Auf den ersten Blick kommt das Programmheft wie ein Kunstbuch rüber. Erstmal erfrischend, dass es sich das rausnimmt und traut. Der Titel transportiert zwar den Inhalt nicht, funktioniert aber dennoch, da er sehr reizvoll und edel gestaltet ist. Eigentlich viel edler, als es die Essener gemacht haben, weil es subtiler funktioniert. Das ist gleichzeitig wild und eigenwillig, und durch das sehr schöne und angenehm anzufassende Papier ziemlich gelungen. Man könnte sagen, es geht nach dem Titel typografisch plump weiter, aber ich finde es sehr schön gesetzt.

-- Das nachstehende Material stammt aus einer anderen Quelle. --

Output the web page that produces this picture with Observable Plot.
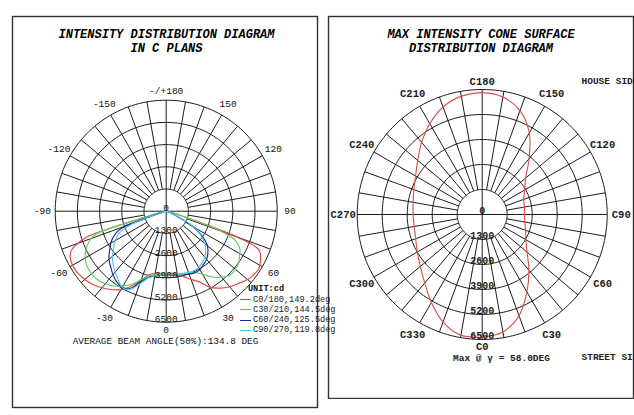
<!DOCTYPE html>
<html><head><meta charset="utf-8">
<script src="https://cdn.jsdelivr.net/npm/d3@7"></script>
<script src="https://cdn.jsdelivr.net/npm/@observablehq/plot@0.6"></script>
<style>
html,body{margin:0;padding:0;background:#fff;}
#fig{position:relative;width:634px;height:415px;overflow:hidden;background:#fff;font-family:"Liberation Mono","DejaVu Sans Mono",monospace;color:#111;}
.abs{position:absolute;white-space:pre;line-height:1;}
.c{transform:translate(-50%,-50%);}
.l{transform:translate(0,-50%);}
.title{font-weight:bold;font-style:italic;font-size:12px;color:#000;}
#leftPlot{position:absolute;left:11px;top:15px;width:307px;height:393px;}
#rightPlot{position:absolute;left:327px;top:15px;width:307px;height:384px;}
</style></head>
<body><div id="fig"><div id="leftPlot"></div><div id="rightPlot"></div></div>
<script>
// ---------- data ----------
const gamma = [-90,-80,-76,-74,-72,-70,-68,-66,-64,-62,-60,-58,-55,-50,-45,-40,-35,-30,-25,-20,-15,-10,-5,
  0,5,10,15,20,25,30,35,40,45,50,55,58,60,62,64,66,68,70,72,74,76,80,90];
const c0_180 = [0,150,350,1500,4900,5500,5950,6150,6250,6300,6330,6340,6320,6220,6070,5850,5600,5300,4850,4300,3850,3700,3650,
  3640,3650,3720,3950,4250,4550,5150,5500,5780,5980,6230,6350,6380,6330,6250,6150,6030,5750,4400,1800,800,400,150,0];
const c30_210 = [0,150,400,1500,4300,4700,4900,5080,5250,5380,5480,5560,5650,5700,5680,5550,5350,5050,4700,4250,3900,3760,3700,
  3680,3690,3720,3760,3830,3980,4250,4700,5050,5280,5300,5200,5050,4980,4900,4750,4550,4200,3500,1500,700,350,150,0];
const c60_240 = [0,80,150,250,700,2600,3000,3250,3450,3600,3750,3850,4050,4380,4600,4850,5050,5150,5000,4400,4000,3850,3780,
  3760,3780,3800,3850,3920,3980,3950,3800,3680,3450,3150,2600,2150,1800,1300,800,400,250,150,100,60,40,0,0];
const c90_270 = [0,80,150,300,900,1900,2500,2900,3150,3300,3450,3590,3750,4100,4400,4650,4900,5150,5050,4550,4050,3850,3780,
  3760,3770,3780,3800,3830,3850,3800,3680,3520,3280,2950,2500,2200,1900,1500,950,500,300,180,100,60,30,0,0];
const seriesNames = ["C0/180,149.2deg","C30/210,144.5deg","C60/240,125.5deg","C90/270,119.8deg"];
const seriesColors = ["#e5463d","#5fcf5f","#1b2a8e","#4fc4f0"];
const ringValues = [1300,2600,3900,5200,6500];
const leftTickAngles = [0,30,60,90,120,150,180,-150,-120,-90,-60,-30];
const leftTickLabels = ["0","30","60","90","120","150","-/+180","-150","-120","-90","-60","-30"];
const coneC = [0,10,20,30,40,50,60,70,80,90,100,110,120,130,140,150,160,170,180,190,200,210,220,230,240,250,260,270,280,290,300,310,320,330,340,350,360];
const coneI = [6380,6200,5600,4650,3780,3050,2620,2400,2250,2200,2230,2300,2550,2950,3800,4900,5750,6200,6340,6250,5950,5450,4900,4380,4000,3780,3650,3590,3590,3680,3900,4200,4650,5280,5950,6370,6380];
const rightTickAngles = [0,30,60,90,120,150,180,210,240,270,300,330];
const rightTickLabels = ["C0","C30","C60","C90","C120","C150","C180","C210","C240","C270","C300","C330"];

// ---------- helpers ----------
const rad = d => d * Math.PI / 180;
const px = (a, r) => r * Math.sin(rad(a));
const py = (a, r) => -r * Math.cos(rad(a));
const RMAX = ringValues[ringValues.length - 1];
const FONT = "Liberation Mono";

function polarGrid(col, sw) {
  const ringPts = ringValues.flatMap(r => d3.range(0, 361, 2).map(a => ({r, a})));
  const spokes = d3.range(0, 360, 10).filter(a => a % 90 !== 0);
  return [
    Plot.line(ringPts, {x: d => px(d.a, d.r), y: d => py(d.a, d.r), z: "r", stroke: col, strokeWidth: sw}),
    Plot.link(spokes, {x1: a => px(a, ringValues[0]), y1: a => py(a, ringValues[0]), x2: a => px(a, RMAX), y2: a => py(a, RMAX), stroke: col, strokeWidth: sw}),
    Plot.link([0, 90], {x1: a => px(a, -RMAX), y1: a => py(a, -RMAX), x2: a => px(a, RMAX), y2: a => py(a, RMAX), stroke: col, strokeWidth: sw})
  ];
}

// ---------- left chart ----------
const leftSeries = [c0_180, c30_210, c60_240, c90_270];
const leftData = leftSeries.flatMap((vals, k) => gamma.map((g, i) => ({series: seriesNames[k], g, I: vals[i]})));
const radialLabels = [0, ...ringValues];
const leftLabR = a => (a === 0 ? 6930 : a === 180 ? 7050 : 7250);   // label offset outside the outer ring
const rightLabR = a => (a === 0 ? 6880 : a === 180 ? 6930 : 7230);

const left = Plot.plot({
  width: 307, height: 393, margin: 1,
  style: {background: "transparent", overflow: "visible"},
  x: {domain: [-RMAX, RMAX], range: [43.7, 265.7], axis: null},
  y: {domain: [-RMAX, RMAX], range: [306.7, 84.7], axis: null},
  color: {domain: seriesNames, range: seriesColors},
  marks: [
    Plot.frame({stroke: "#333", strokeWidth: 1.4}),
    ...polarGrid("#111", 0.95),
    Plot.line(leftData, {x: d => px(d.g, d.I), y: d => py(d.g, d.I), z: "series", stroke: "series", strokeWidth: 1.15, curve: "catmull-rom"}),
    Plot.text(leftTickAngles.map((a, i) => ({a, t: leftTickLabels[i]})), {x: d => px(d.a, leftLabR(d.a)), y: d => py(d.a, leftLabR(d.a)), text: "t", fontSize: 9.5, fontFamily: FONT, fill: "#111"}),
    Plot.text(radialLabels, {x: 0, y: d => -d, text: d => String(d), dy: -3, fontSize: 9.5, fontFamily: FONT, fill: "#111"})
  ]
});
document.getElementById("leftPlot").appendChild(left);

// ---------- right chart ----------
const coneData = coneC.map((c, i) => ({c, I: coneI[i]}));
const right = Plot.plot({
  width: 307, height: 384, margin: 1,
  style: {background: "transparent"},
  x: {domain: [-RMAX, RMAX], range: [29.7, 279.7], axis: null},
  y: {domain: [-RMAX, RMAX], range: [324, 74], axis: null},
  marks: [
    Plot.frame({stroke: "#333", strokeWidth: 1.4}),
    ...polarGrid("#111", 0.95),
    Plot.line(coneData, {x: d => px(d.c, d.I), y: d => py(d.c, d.I), stroke: "#d9524c", strokeWidth: 1.15, curve: "catmull-rom"}),
    Plot.text(rightTickAngles.map((a, i) => ({a, t: rightTickLabels[i]})), {x: d => px(d.a, rightLabR(d.a)), y: d => py(d.a, rightLabR(d.a)), text: "t", fontSize: 10.5, fontWeight: "bold", fontFamily: FONT, fill: "#222"}),
    Plot.text(radialLabels, {x: 0, y: d => -d, text: d => String(d), dy: -4, fontSize: 10, fontWeight: "bold", fontFamily: FONT, fill: "#222"})
  ]
});
document.getElementById("rightPlot").appendChild(right);

// ---------- overlay texts ----------
const fig = document.getElementById("fig");
function addText(txt, x, y, cls, style) {
  const d = document.createElement("div");
  d.className = "abs " + cls;
  d.textContent = txt;
  d.style.left = x + "px"; d.style.top = y + "px";
  Object.assign(d.style, style || {});
  fig.appendChild(d);
}
addText("INTENSITY DISTRIBUTION DIAGRAM", 166.5, 35, "c title");
addText("IN C PLANS", 166.5, 48.5, "c title");
addText("MAX INTENSITY CONE SURFACE", 481, 35, "c title");
addText("DISTRIBUTION DIAGRAM", 481, 48.5, "c title");
addText("AVERAGE BEAM ANGLE(50%):134.8 DEG", 165.5, 341.5, "c", {fontSize: "9.4px", color: "#111"});
addText("UNIT:cd", 266, 288.5, "c", {fontSize: "8.6px", fontWeight: "bold", color: "#111"});
seriesNames.forEach((name, i) => {
  const y = 299.5 + i * 10.3;
  const ln = document.createElement("div");
  ln.className = "abs";
  Object.assign(ln.style, {left: "240px", top: (y - 0.5) + "px", width: "11px", height: "0", borderTop: "1px solid " + seriesColors[i]});
  fig.appendChild(ln);
  addText(name, 253, y, "l", {fontSize: "8.6px", color: "#222"});
});
addText("HOUSE SIDE", 581.5, 82, "l", {fontSize: "9.5px", fontWeight: "bold", color: "#222"});
addText("STREET SIDE", 581.5, 358, "l", {fontSize: "9.5px", fontWeight: "bold", color: "#222"});
addText("Max @ \u03b3 = 58.0DEG", 501.5, 359, "c", {fontSize: "9.5px", fontWeight: "bold", color: "#222"});
</script></body></html>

Der Text wirkt fast wie ein Bild und wagt sich auch an den Rand heran. Da würde sonst jeder sagen »kannste nicht machen, sind keine 5 mm frei bis zum Rand«. Da braucht man viel Erfahrung und eine gute Produktion, in der alle Hand in Hand arbeiten müssen. Das war hier der Fall und das sieht man sofort. 

Es folgen wunderschöne Illustrationen und Wahnsinns-Infografiken – wenn man sich nur mal vorstellt, dass das alles auch Sinn macht. Traumhaft! Wunderbare Bildsprache, wunderbare Impressionen. Alles ist bewusst simpel gesetzt, was die Seiten fast poetisch macht. Das zieht sich weiter so durch, funktioniert aber leider nicht immer per se. Manchmal – zum Beispiel beim schwierig zu lesenden Inhaltsverzeichnis – ist das Konzept stärker als der Wille, den Inhalt zu transportieren. Das muss man sich als Leser dann eben selbst erarbeiten …

Die Publikation hat einen schönen Rhythmus, die Seiten weisen optische Wechsel auf, und hier und da kommen neue typografische Elemente hinzu – zum Beispiel eine größere Schrift, die zwar ebenfalls sehr klassisch, gleichzeitig aber auch sehr formschön ist.

Das Programm ist ein Kunstwerk. Hier sieht man die unterschiedlichen Möglichkeiten, ganz eigenständig und frei von Konventionen zu arbeiten und dadurch erkennbare Positionen zu erzeugen. Ich bin sehr begeistert – auch wenn ich nicht so ein Riesenfan von Serifenschriften bin, aber das muss man in so einer Stilkritik auch mal hinten anstellen können.